Following is an example of regular identifier assigned to a table which is not delimited:
1 2 3 4 |
CREATE TABLE tblCustomerOrders ( OrderID INT ) |
Even if, SQL Server allows the use of delimited identifiers, its use is strongly discouraged and should notbe used. Use of regular identifiers to identify the objects should be practiced.
Following are some of the common guild lines along with best practices which follow the rules of regular identifiers and should be practiced while assigning identifiers to various objects:
Maximum length of identifiers should not exceed 128 characters and 116 characters for local
temporary tables.
First character must be a letter which can be any from either a-z or A-Z.

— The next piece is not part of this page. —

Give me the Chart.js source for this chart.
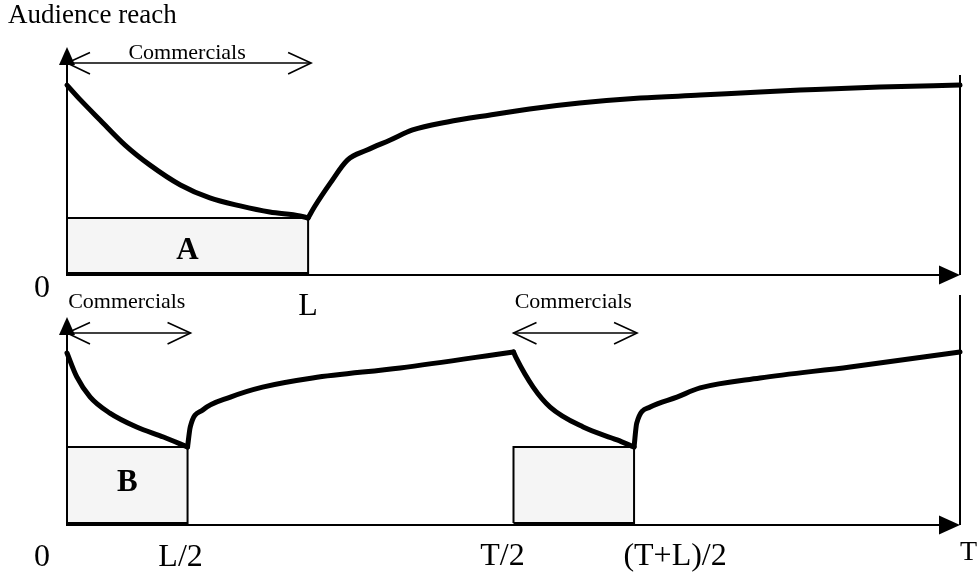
<!DOCTYPE html>
<html>
<head>
<meta charset="utf-8">
<script src="https://cdn.jsdelivr.net/npm/chart.js@4.4.1/dist/chart.umd.min.js"></script>
<style>
  body { margin: 0; background: #fff; }
  #wrap { position: relative; width: 977px; height: 576px; }
  #wrap canvas { position: absolute; left: 0; top: 0; }
</style>
</head>
<body>
<div id="wrap">
  <canvas id="topChart" width="977" height="576"></canvas>
  <canvas id="botChart" width="977" height="576"></canvas>
</div>
<script>
// time axis: T = 100, commercial length L
const T = 100, L = 27;

// panel A: one long break at the start
const timeTop  = [0, 1.5, 3.7, 6.5, 9.3, 12.7, 16.0, 19.4, 22.7, 26.1, 27,
                  27.7, 29.5, 31.4, 33.6, 36.2, 38.7, 42.6, 47.4, 51.8, 57.4, 64.2, 70.9, 77.6, 82.1, 91.0, 100];
const reachTop = [83.3, 76.8, 68.0, 57.0, 48.2, 39.5, 33.8, 30.3, 27.6, 25.9, 25.0,
                  29.8, 40.4, 50.4, 54.8, 59.2, 63.6, 67.1, 70.2, 72.8, 75.4, 77.6, 78.9, 80.3, 81.1, 82.5, 83.3];
const breaksTop = [[0, L]];
const rectTopHeight = 25.0;
const ticksTop = [0, L];
const tickLabelsTop = ['0', 'L'];

// panel B: two half breaks
const timeBot  = [0, 1.1, 2.6, 4.8, 7.8, 10.8, 13.5,
                  13.8, 15.2, 18.3, 21.9, 27.5, 37.3, 50,
                  50.3, 52.2, 54.1, 57.8, 61.6, 63.5,
                  63.8, 65.3, 68.3, 70.9, 77.6, 87.7, 100];
const reachBot = [82.7, 71.2, 61.5, 53.8, 47.1, 42.3, 37.5,
                  47.1, 55.3, 61.5, 66.3, 70.7, 75.5, 83.2,
                  80.3, 66.3, 56.7, 47.1, 40.9, 37.5,
                  49.0, 56.7, 61.5, 65.9, 70.7, 76.0, 83.2];
const breaksBot = [[0, L / 2], [T / 2, (T + L) / 2]];
const rectBotHeight = 37.5;
const ticksBot = [0, L / 2, T / 2, (T + L) / 2, T];
const tickLabelsBot = ['0', 'L/2', 'T/2', '(T+L)/2', 'T'];

const SERIF = '"Liberation Serif", "Times New Roman", serif';

function rectPoints(a, b, base, top) {
    return [{x: a, y: base}, {x: a, y: top}, {x: b, y: top}, {x: b, y: base}, {x: a, y: base}];
}

// cut the curve at its turning points so every piece is smooth but the corners stay sharp
function runs(time, reach) {
    const out = [];
    let cur = [{x: time[0], y: reach[0]}];
    for (let i = 1; i < time.length; i++) {
        cur.push({x: time[i], y: reach[i]});
        if (i < time.length - 1 && (reach[i] - reach[i - 1]) * (reach[i + 1] - reach[i]) < 0) {
            out.push(cur);
            cur = [{x: time[i], y: reach[i]}];
        }
    }
    out.push(cur);
    return out;
}

function solidHead(ctx, tx, ty, dx, dy, len, half) {
    const bx = tx - dx * len, by = ty - dy * len;
    ctx.beginPath();
    ctx.moveTo(tx, ty);
    ctx.lineTo(bx - dy * half, by + dx * half);
    ctx.lineTo(bx + dy * half, by - dx * half);
    ctx.closePath();
    ctx.fill();
}

function openHead(ctx, tx, ty, dir) {
    ctx.beginPath();
    ctx.moveTo(tx - dir * 23, ty - 10.5);
    ctx.lineTo(tx, ty);
    ctx.lineTo(tx - dir * 23, ty + 11);
    ctx.stroke();
}

const diagramPlugin = {
    id: 'diagram',
    afterDatasetsDraw(chart, args, opts) {
        const {ctx} = chart;
        const x = chart.scales.x, y = chart.scales.y;
        const x0 = x.getPixelForValue(0), y0 = y.getPixelForValue(0);
        const xT = x.getPixelForValue(T), yMax = y.getPixelForValue(100);
        ctx.save();
        ctx.strokeStyle = '#000';
        ctx.fillStyle = '#000';
        ctx.lineWidth = 2;

        // axes with arrow heads
        ctx.beginPath();
        ctx.moveTo(x0, y0 + 1);
        ctx.lineTo(x0, yMax + 8);
        ctx.moveTo(x0, y0);
        ctx.lineTo(xT - 10, y0);
        ctx.moveTo(xT, y.getPixelForValue(opts.edgeTop));
        ctx.lineTo(xT, y0);
        ctx.stroke();
        solidHead(ctx, x0, yMax, 0, -1, 18, 8);
        solidHead(ctx, xT, y0, 1, 0, 21, 9.5);

        // commercial break arrows
        ctx.lineWidth = 1.6;
        ctx.font = '22px ' + SERIF;
        ctx.textAlign = 'center';
        ctx.textBaseline = 'alphabetic';
        opts.breaks.forEach(([a, b]) => {
            const xa = x.getPixelForValue(a), xb = x.getPixelForValue(b) + 3;
            const ya = y.getPixelForValue(opts.arrowAt);
            ctx.beginPath();
            ctx.moveTo(xa, ya);
            ctx.lineTo(xb, ya);
            ctx.stroke();
            openHead(ctx, xa, ya, -1);
            openHead(ctx, xb, ya, 1);
            ctx.fillText('Commercials', (xa + xb) / 2 - 2, ya - opts.captionGap);
        });

        // tick labels under the time axis
        opts.ticks.forEach((v, i) => {
            const st = opts.tickStyle[i];
            ctx.font = (st.size || 32) + 'px ' + SERIF;
            ctx.textAlign = st.align || 'center';
            ctx.fillText(opts.tickLabels[i], x.getPixelForValue(v) + st.dx, y0 + st.dy);
        });

        // area letters
        ctx.font = 'bold 31px ' + SERIF;
        ctx.textAlign = 'center';
        const [a, b] = opts.breaks[0];
        ctx.fillText(opts.letter, (x.getPixelForValue(a) + x.getPixelForValue(b)) / 2,
            y.getPixelForValue(opts.rectHeight / 2) + opts.letterDy);

        if (opts.title) {
            ctx.font = '27px ' + SERIF;
            ctx.textAlign = 'left';
            ctx.fillText(opts.title, 8, 23);
        }
        ctx.restore();
    }
};

function makePanel(id, time, reach, breaks, rectHeight, rectBase, pad, diagram) {
    const datasets = runs(time, reach).map(pts => ({
        data: pts,
        borderColor: '#000',
        borderWidth: 5,
        borderJoinStyle: 'round',
        borderCapStyle: 'round',
        pointRadius: 0,
        cubicInterpolationMode: 'monotone',
        fill: false,
        clip: false,
        order: 0
    }));
    breaks.forEach(([a, b]) => {
        datasets.push({
            data: rectPoints(a, b, rectBase, rectHeight),
            borderColor: '#000',
            borderWidth: 2,
            backgroundColor: '#f5f5f5',
            pointRadius: 0,
            tension: 0,
            fill: 'shape',
            clip: false,
            order: 1
        });
    });
    return new Chart(document.getElementById(id), {
        type: 'line',
        data: {datasets},
        options: {
            responsive: false,
            animation: false,
            layout: {padding: pad},
            scales: {
                x: {type: 'linear', min: 0, max: T, display: false},
                y: {type: 'linear', min: 0, max: 100, display: false}
            },
            plugins: {
                legend: {display: false},
                tooltip: {enabled: false},
                diagram: Object.assign({breaks, rectHeight}, diagram)
            }
        },
        plugins: [diagramPlugin]
    });
}

makePanel('topChart', timeTop, reachTop, breaksTop, rectTopHeight, 0.9,
    {left: 67, right: 17, top: 47, bottom: 301},
    {
        edgeTop: 87.7,
        arrowAt: 93.0,
        captionGap: 4,
        ticks: ticksTop,
        tickLabels: tickLabelsTop,
        tickStyle: [{dx: -25, dy: 22}, {dx: 0, dy: 40}],
        letter: 'A',
        letterDy: 12,
        title: 'Audience reach'
    });

makePanel('botChart', timeBot, reachBot, breaksBot, rectBotHeight, 1.0,
    {left: 67, right: 17, top: 317, bottom: 51},
    {
        edgeTop: 110.6,
        arrowAt: 92.3,
        captionGap: 25,
        ticks: ticksBot,
        tickLabels: tickLabelsBot,
        tickStyle: [{dx: -25, dy: 41}, {dx: -7, dy: 41}, {dx: -11, dy: 40},
                    {dx: 41, dy: 40}, {dx: 0, dy: 35, align: 'left', size: 28}],
        letter: 'B',
        letterDy: 5
    });
</script>
</body>
</html>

Even if SQL Server allows underscore (_), at sign (@) and number sign (#) as the first character, they should not be used as the first character in identifiers. Some of these characters have special meaning in SQL Server.
For example, an identifier that starts with a number sign (#) denotes a local temporary table, one that starts with ‘double number sign’ (##) denotes a global temporary table and one that starts with ‘at sign’ (@) denotes a variable name or parameter name.
Some of the functions in SQL Server starts with double at signs (@@). Thus, these special characters should be avoided while specifying identifiers.
The subsequent characters can be any letter or at sign (@), a dollar sign ($) or an underscore (_) character. However, use of these special characters in identifiers should be avoided. Underscore (_) character may be used for word separation.
Space should not be used in identifiers. For word separation, either an underscore (_) or Pascal Casing should be used. Wherever possible, usage of underscore (_) should be minimized by using Pascal Casing in identifiers.
For example, an identifier should be specified as ‘CustomerAddress’ instead of ‘Customer_Address’. It achieves the same readability by use of Pascal Casing and also reduces the length of identifiers.
Do not use T-SQL Keywords as object identifiers
Identifiers should be self-explanatory rather than being abbreviations and acronyms and they should indicate their purpose. This helps the developer in understanding the code written by someone else even if comments are not present.
For example, rather than using variable names @A or @i for ‘Sum’ and ‘Loop Counter’ respectively, they should be defined as @Sum and @Counter.